• [DATASET CONTENT]
* begin *
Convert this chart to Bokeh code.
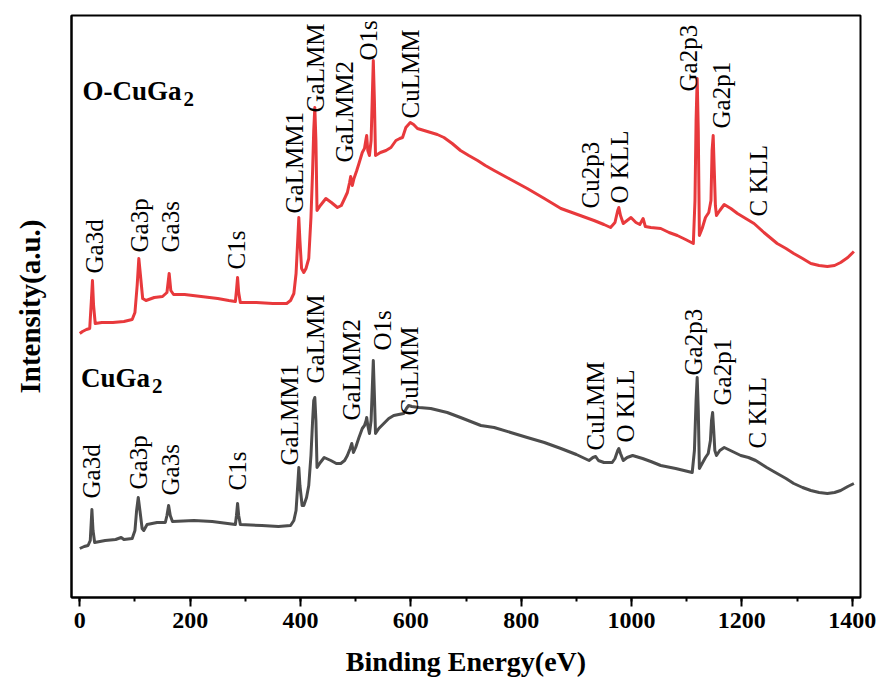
import math
from bokeh.plotting import figure
from bokeh.models import Range1d, SingleIntervalTicker, FixedTicker
from bokeh.core.properties import value
from bokeh.embed import file_html
from bokeh.resources import INLINE

# ---------------- data ----------------
energy_o = [0, 5, 12, 18, 21, 23, 25, 28, 40, 60, 80, 95, 100, 104, 107, 110, 114, 120, 135, 150,
            158, 162, 165, 170, 190, 220, 250, 270, 282, 284, 286, 288, 291, 320, 350, 375, 382, 388,
            392, 395, 397, 399, 402, 406, 410, 415, 419, 422, 424, 426, 428, 430, 436, 446, 456, 467,
            474, 480, 485, 489, 491, 494, 497, 502, 506, 512, 516, 519, 520, 522, 525, 528, 530, 532,
            534, 536, 545, 555, 564, 573, 580, 585, 591, 599, 605, 612, 624, 636, 648, 660, 675, 690,
            705, 721, 735, 751, 781, 811, 842, 872, 902, 932, 950, 962, 970, 975, 977, 980, 985, 992,
            999, 1008, 1015, 1021, 1025, 1035, 1053, 1068, 1083, 1098, 1112, 1115, 1117, 1119, 1121,
            1123, 1128, 1134, 1140, 1144, 1146, 1148, 1150, 1152, 1154, 1160, 1168, 1180, 1192, 1207,
            1222, 1240, 1264, 1280, 1294, 1310, 1325, 1340, 1355, 1368, 1379, 1392, 1403]
intensity_o = [264, 266, 268, 269, 297, 317, 292, 274, 275, 275, 276, 278, 285, 312, 339, 322, 299, 297, 300, 301,
               305, 324, 307, 303, 303, 301, 299, 297, 296, 307, 320, 305, 295, 295, 294, 294, 297, 304,
               324, 357, 380, 357, 329, 325, 329, 339, 380, 427, 467, 490, 457, 387, 392, 399, 395, 390,
               392, 399, 405, 415, 421, 412, 419, 427, 434, 445, 449, 459, 462, 447, 442, 457, 497, 537,
               497, 442, 445, 447, 450, 457, 459, 460, 470, 475, 473, 469, 467, 465, 463, 460, 454, 447,
               442, 437, 432, 427, 418, 409, 399, 389, 383, 377, 373, 370, 375, 387, 390, 382, 374, 377,
               380, 375, 373, 379, 371, 370, 369, 365, 362, 358, 354, 397, 477, 519, 467,
               362, 369, 380, 385, 397, 447, 462, 427, 392, 382, 387, 393, 389, 384, 379,
               374, 365, 354, 349, 344, 339, 334, 332, 331, 332, 335, 340, 346]

energy_c = [0, 8, 15, 19, 22, 24, 27, 46, 65, 75, 80, 95, 100, 103, 106, 109, 113, 116, 122, 140,
            155, 158, 161, 164, 168, 207, 240, 268, 282, 284, 286, 288, 291, 330, 360, 382, 388, 392,
            395, 397, 399, 403, 406, 411, 415, 419, 422, 424, 426, 428, 430, 436, 443, 455, 465, 473,
            480, 485, 490, 493, 496, 500, 506, 512, 516, 519, 520, 522, 525, 528, 530, 532, 534, 536,
            542, 551, 560, 569, 578, 587, 592, 596, 602, 615, 636, 666, 690, 727, 751, 781, 811, 842,
            872, 900, 923, 930, 935, 940, 950, 965, 970, 975, 977, 980, 985, 992, 1002, 1020, 1035,
            1053, 1080, 1110, 1114, 1117, 1119, 1121, 1123, 1128, 1134, 1139, 1143, 1145, 1147, 1149,
            1151, 1154, 1160, 1168, 1183, 1198, 1212, 1225, 1245, 1264, 1280, 1294, 1310, 1325, 1340,
            1355, 1368, 1379, 1392, 1403]
intensity_c = [49, 51, 52, 57, 88, 67, 55, 57, 58, 60, 58, 59, 67, 87, 100, 87, 69, 67, 73, 75,
               75, 82, 92, 82, 76, 77, 76, 74, 73, 82, 94, 82, 73, 72, 71, 72, 77, 87,
               112, 130, 112, 92, 92, 100, 112, 142, 177, 197, 200, 177, 130, 135, 140, 137, 134, 134,
               137, 142, 149, 154, 145, 150, 160, 169, 172, 177, 180, 172, 164, 177, 207, 237, 202, 164,
               169, 174, 179, 182, 183, 184, 189, 192, 191, 190, 189, 185, 180, 172, 170, 165, 160, 155,
               149, 143, 137, 140, 141, 137, 135, 135, 139, 147, 149, 144, 137, 140, 142, 139, 136,
               132, 129, 125, 147, 197, 220, 187, 129, 134, 140, 144, 157, 177, 185, 167,
               147, 142, 147, 150, 146, 142, 140, 137, 130, 124, 119, 114, 110, 107, 105,
               104, 105, 107, 111, 114]

labels_o = ["Ga3d", "Ga3p", "Ga3s", "C1s", "GaLMM1", "GaLMM", "GaLMM2", "O1s", "CuLMM",
            "Cu2p3", "O KLL", "Ga2p3", "Ga2p1", "C KLL"]
label_x_o = [26, 109, 165, 284, 390, 428, 479, 524, 599, 925, 979, 1104, 1163, 1230]
label_y_o = [324, 345, 345, 328, 384, 485, 435, 537, 479, 389, 394, 506, 469, 381]

labels_c = ["Ga3d", "Ga3p", "Ga3s", "C1s", "GaLMM1", "GaLMM", "GaLMM2", "O1s", "CuLMM",
            "CuLMM", "O KLL", "Ga2p3", "Ga2p1", "C KLL"]
label_x_c = [21, 106, 164, 286, 381, 428, 492, 549, 597, 935, 989, 1113, 1165, 1228]
label_y_c = [99, 108, 102, 107, 132, 214, 177, 247, 182, 147, 155, 222, 192, 149]

sample_names = ["O-CuGa", "CuGa"]
sample_x = [5, 2]
sample_y = [507, 220]

x_ticks_interval = 200

# ---------------- figure ----------------
p = figure(width=879, height=686, output_backend="svg", toolbar_location=None,
           x_range=Range1d(-15, 1415), y_range=Range1d(0, 582),
           min_border_left=71, min_border_right=19, min_border_top=15, min_border_bottom=89)
p.background_fill_color = "white"
p.border_fill_color = "white"
p.outline_line_color = "black"
p.outline_line_width = 2
p.xgrid.visible = False
p.ygrid.visible = False

RED = "#E8393C"
GRAY = "#4D4D4D"

p.line(energy_o, intensity_o, line_color=RED, line_width=3, line_join="round")
p.line(energy_c, intensity_c, line_color=GRAY, line_width=3, line_join="round")

serif = value("Liberation Serif")
p.text(x=label_x_o, y=label_y_o, text=labels_o, angle=math.pi / 2, text_align="left",
       text_baseline="middle", text_font=serif, text_font_size="25px", text_color="black")
p.text(x=label_x_c, y=label_y_c, text=labels_c, angle=math.pi / 2, text_align="left",
       text_baseline="middle", text_font=serif, text_font_size="25px", text_color="black")

# sample titles with subscript 2
p.text(x=sample_x, y=sample_y, text=sample_names, text_align="left", text_baseline="alphabetic",
       text_font=serif, text_font_style="bold", text_font_size="27px", text_color="black")
p.text(x=[sample_x[0]], y=[sample_y[0]], text=["2"], x_offset=101, y_offset=8,
       text_align="left", text_baseline="alphabetic", text_font=serif,
       text_font_style="bold", text_font_size="21px", text_color="black")
p.text(x=[sample_x[1]], y=[sample_y[1]], text=["2"], x_offset=71, y_offset=8,
       text_align="left", text_baseline="alphabetic", text_font=serif,
       text_font_style="bold", text_font_size="21px", text_color="black")

# x axis
xa = p.xaxis[0]
xa.ticker = SingleIntervalTicker(interval=x_ticks_interval, num_minor_ticks=2)
xa.axis_label = "Binding Energy(eV)"
xa.axis_label_text_font = "Liberation Serif"
xa.axis_label_text_font_style = "bold"
xa.axis_label_text_font_size = "28px"
xa.axis_label_text_color = "black"
xa.axis_label_standoff = 15
xa.major_label_text_font = "Liberation Serif"
xa.major_label_text_font_style = "bold"
xa.major_label_text_font_size = "24px"
xa.major_label_text_color = "black"
xa.major_label_standoff = 6
xa.axis_line_width = 2
xa.axis_line_color = "black"
xa.major_tick_line_width = 2
xa.major_tick_line_color = "black"
xa.major_tick_in = 0
xa.major_tick_out = 9
xa.minor_tick_line_width = 2
xa.minor_tick_line_color = "black"
xa.minor_tick_in = 0
xa.minor_tick_out = 4

# y axis (no ticks)
ya = p.yaxis[0]
ya.ticker = FixedTicker(ticks=[])
ya.axis_label = "Intensity(a.u.)"
ya.axis_label_text_font = "Liberation Serif"
ya.axis_label_text_font_style = "bold"
ya.axis_label_text_font_size = "29px"
ya.axis_label_text_color = "black"
ya.axis_label_standoff = 26
ya.axis_line_width = 2
ya.axis_line_color = "black"
ya.major_tick_in = 0
ya.major_tick_out = 0
ya.minor_tick_in = 0
ya.minor_tick_out = 0
ya.major_label_text_font_size = "0px"

open("out.html", "w").write(file_html(p, INLINE))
* end *
Print the data above verbatim from the first line through the line holding "from bokeh.resources import INLINE", leaving every picture out.

Convert this chart to Bokeh code.
import math
from bokeh.plotting import figure
from bokeh.models import Range1d, SingleIntervalTicker, FixedTicker
from bokeh.core.properties import value
from bokeh.embed import file_html
from bokeh.resources import INLINE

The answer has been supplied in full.